Mayıs seçimlerinin ardından Saray iktidarı düşlediği İslami yaşam tarzını hâkim kılmak için anayasa fiilî olarak rafa kaldırılmışken, ittifak sandığımız muhalefet partileri kendi iktidar adacıklarının derdine düşmüşken, yaşadığımız şehirlerin siyasal, sosyal, kültürel hafıza mekânları, ekolojik zenginlikleri ve doğasına saldıranlara karşı bu alanları kentin gerçek sahipleri, kentin hikâyesini yazanlarca direniş mekânlarına dönüşüp dayanışma ağlarını örmek ve iktidarın olduğu her yerde direnişi de büyütmek elimizde.

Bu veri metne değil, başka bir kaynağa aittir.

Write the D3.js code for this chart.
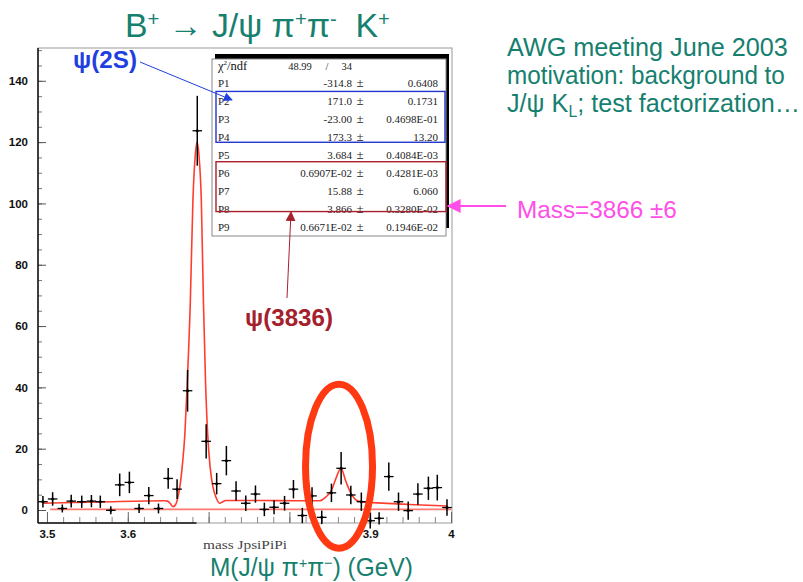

İhtiyacımız olan; bu baskıcı, otoriter, rant odaklı, kadın düşmanı düzene karşı mücadeleyi dayanışma ile eşitlikçi, demokratik ve laik bir yaşama kültürünün yerellerden mekânsal örgütlenmesini de kurmaktır. Oy kullanmaya giderken, seçim hengâmesi altında unutulan deprem bölgesinde Defne’de Solun bileşenleri “Yerel Yönetim Çalıştay”ı yaptı. Hep birlikte başımızı çevirip, “toplumcu belediyeciliğin, dayanışmanın ve mücadelenin” süreceğini birlikte hatırlayalım.